Here’s the reframe that changes everything: **this is a marathon, not a sprint.**

If you treat entrepreneurship like a sprint — all-out effort for a few months — you’ll either burn out or force premature decisions because you can’t sustain the pace.

If you treat it like a marathon — sustainable pace, consistent effort, long time horizon — the math changes entirely. Small, consistent progress over 2-3 years produces extraordinary results. But only if you’re still standing and energized at year 2.

The founders who build great businesses aren’t the ones who worked the hardest in month one. They’re the ones who worked consistently and sustainably for years.

**Practical questions for sustainability:**
– Can I maintain this level of effort for 2 years?
– Am I cutting corners on health, relationships, or wellbeing?
– If nothing changes about my current effort, will I be burnt out in 6 months?
– Am I building habits or running on adrenaline?

Answer honestly. Adjust accordingly.

## 🔨 Your Action Item: Define Your Sustainable Operating Rhythm

1. **Write down your weekly schedule** with explicit product-work hours. How many hours per week can you realistically sustain for 12+ months?
2. **Block one full day per week** as a no-work day. Put it on the calendar. Protect it.
3. **Identify your top sacrifice.** What are you giving up the most of? Acknowledge it and decide if it’s sustainable. If not, adjust your schedule.
4. **Tell one important person** (partner, friend, family member) about your project and your schedule. Set expectations. Ask for their support — and listen if they raise concerns.
5. **Set a review date.** In 3 months, you’ll evaluate: Am I still energized? Is the pace sustainable? Am I resentful or invigorated? Build in an off-ramp if the answer is concerning.
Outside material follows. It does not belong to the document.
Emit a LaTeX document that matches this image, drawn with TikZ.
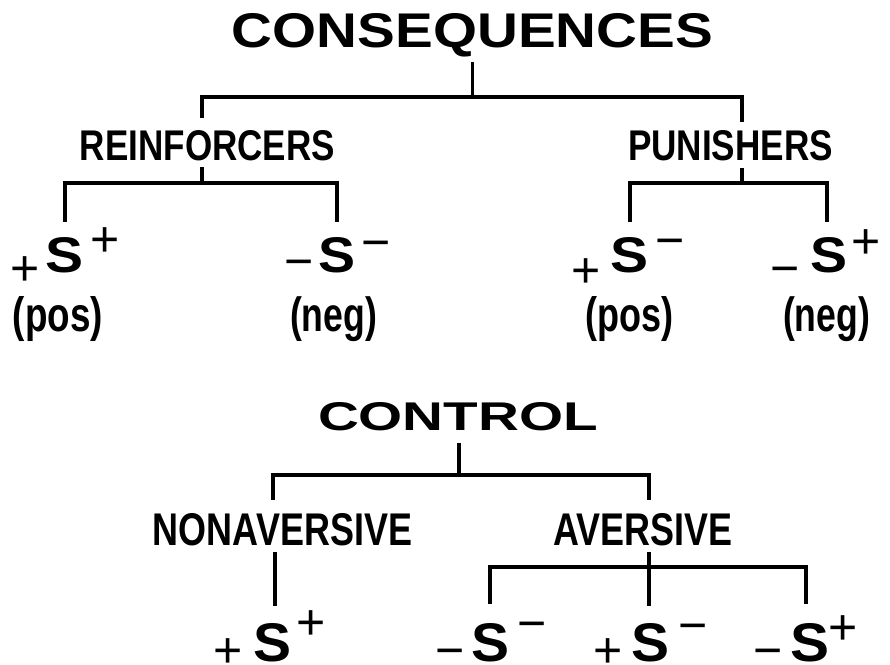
\documentclass[tikz,border=0pt]{standalone}
\usepackage{fontspec}
\usepackage{graphicx}
\setmainfont{Liberation Sans}
\newfontfamily\signfamily{Liberation Sans}
\newcommand\signfont{\signfamily\fontsize{50pt}{50pt}\selectfont}
% stretch a bold label to a given ink width and cap height
\newcommand\capsto[3]{\resizebox{#1}{#2}{\bfseries #3}}
% same, but the height counts the depth too (parentheses)
\newcommand\fullto[3]{\resizebox*{#1}{#2}{\bfseries #3}}
\begin{document}
\begin{tikzpicture}[x=1pt,y=-1pt,
  lbl/.style={inner sep=0pt, anchor=base},
  mid/.style={inner sep=0pt, anchor=center},
  sign/.style={inner sep=0pt, anchor=base, font=\signfont},
  link/.style={line width=3.5pt, line join=miter}]
\fill[white] (0,0) rectangle (890,664);
\useasboundingbox (0,0) rectangle (890,664);

% ---------- upper tree ----------
\node[lbl] (cons)  at (472.5,47)  {\capsto{481pt}{34pt}{CONSEQUENCES}};
\node[lbl] (reinf) at (207.5,160) {\capsto{255pt}{30pt}{REINFORCERS}};
\node[lbl] (pun)   at (730.5,160) {\capsto{205pt}{30pt}{PUNISHERS}};

% S symbols
\node[lbl] (s1) at (64.5,272)  {\capsto{38pt}{35pt}{S}};
\node[lbl] (s2) at (336.5,272) {\capsto{37pt}{35pt}{S}};
\node[lbl] (s3) at (629.5,272) {\capsto{38pt}{35pt}{S}};
\node[lbl] (s4) at (828.5,272) {\capsto{37pt}{35pt}{S}};

% prefixes and superscripts
\node[sign] (p1) at (25,285)     {+};
\node[sign] (u1) at (105.5,256)  {+};
\node[sign] (p2) at (299.5,278.5){−};
\node[sign] (u2) at (376,259.5)  {−};
\node[sign] (p3) at (586.5,287.5){+};
\node[sign] (u3) at (670,257.5)  {−};
\node[sign] (p4) at (785.5,285.5){−};
\node[sign] (u4) at (866.5,258.5){+};

% kinds
\node[mid] (k1) at (58,319.5)    {\fullto{90pt}{45pt}{(pos)}};
\node[mid] (k2) at (333.5,319.5) {\fullto{87pt}{45pt}{(neg)}};
\node[mid] (k3) at (629,319.5)   {\fullto{88pt}{45pt}{(pos)}};
\node[mid] (k4) at (826.5,319.5) {\fullto{87pt}{45pt}{(neg)}};

% connectors
\draw[link] ([yshift=-15pt]cons.base) -- ([yshift=-50pt]cons.base);
\draw[link] ([xshift=-5.5pt,yshift=12pt]reinf.north) |- ([yshift=-50pt]cons.base)
            -| ([xshift=11.5pt,yshift=8pt]pun.north);
\draw[link] ([xshift=-5.5pt,yshift=-7pt]reinf.base) -- ([xshift=-5.5pt,yshift=-23pt]reinf.base);
\draw[link] ([xshift=0.5pt,yshift=15pt]s1.north) |- ([xshift=-5.5pt,yshift=-23pt]reinf.base)
            -| ([xshift=0.5pt,yshift=15pt]s2.north);
\draw[link] ([xshift=11.5pt,yshift=-8pt]pun.base) -- ([xshift=11.5pt,yshift=-23pt]pun.base);
\draw[link] ([xshift=0.5pt,yshift=15pt]s3.north) |- ([xshift=11.5pt,yshift=-23pt]pun.base)
            -| ([xshift=-1.5pt,yshift=15pt]s4.north);

% ---------- lower tree ----------
\node[lbl] (ctrl)  at (458,430)   {\capsto{280pt}{28pt}{CONTROL}};
\node[lbl] (nonav) at (282.5,545) {\capsto{259pt}{32pt}{NONAVERSIVE}};
\node[lbl] (avers) at (642.5,545) {\capsto{179pt}{32pt}{AVERSIVE}};

\node[lbl] (s5) at (272.5,661) {\capsto{38pt}{38pt}{S}};
\node[lbl] (s6) at (490.5,661) {\capsto{38pt}{38pt}{S}};
\node[lbl] (s7) at (650.5,661) {\capsto{38pt}{38pt}{S}};
\node[lbl] (s8) at (810,661)   {\capsto{39pt}{38pt}{S}};

\node[sign] (p5) at (228,667.5)   {+};
\node[sign] (u5) at (311.5,639)   {+};
\node[sign] (p6) at (450,667.5)   {−};
\node[sign] (u6) at (532.5,640.5) {−};
\node[sign] (p7) at (608.5,667.5) {+};
\node[sign] (u7) at (693.5,642.5) {−};
\node[sign] (p8) at (768,667.5)   {−};
\node[sign] (u8) at (843.5,644.5) {+};

\draw[link] ([xshift=1pt,yshift=-13pt]ctrl.base) -- ([xshift=1pt,yshift=-45pt]ctrl.base);
\draw[link] ([xshift=-9.5pt,yshift=13pt]nonav.north) |- ([xshift=1pt,yshift=-45pt]ctrl.base)
            -| ([xshift=6.5pt,yshift=13pt]avers.north);
\draw[link] ([xshift=-7.5pt,yshift=-7pt]nonav.base) -- ([xshift=2.5pt,yshift=17pt]s5.north);
\draw[link] ([xshift=6.5pt,yshift=-7pt]avers.base) -- ([xshift=-1.5pt,yshift=17pt]s7.north);
\draw[link] ([xshift=-0.5pt,yshift=19pt]s6.north) |- ([xshift=6.5pt,yshift=-22pt]avers.base)
            -| ([xshift=-4pt,yshift=19pt]s8.north);
\end{tikzpicture}
\end{document}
**CTA Tip:** Building a product requires sacrifice — that’s undeniable. But it doesn’t require self-destruction. Be realistic about the energy and trade-offs required before you begin. Plan for the long game, because that’s what entrepreneurship is. Early excitement will fade when things get hard — and that’s normal. The question isn’t “can I push through?” (you probably can, once). The question is “can I sustain this?” (you need to, for years). Set boundaries that protect your health, relationships, and sanity. They’re not weaknesses — they’re the infrastructure that supports everything you’re building.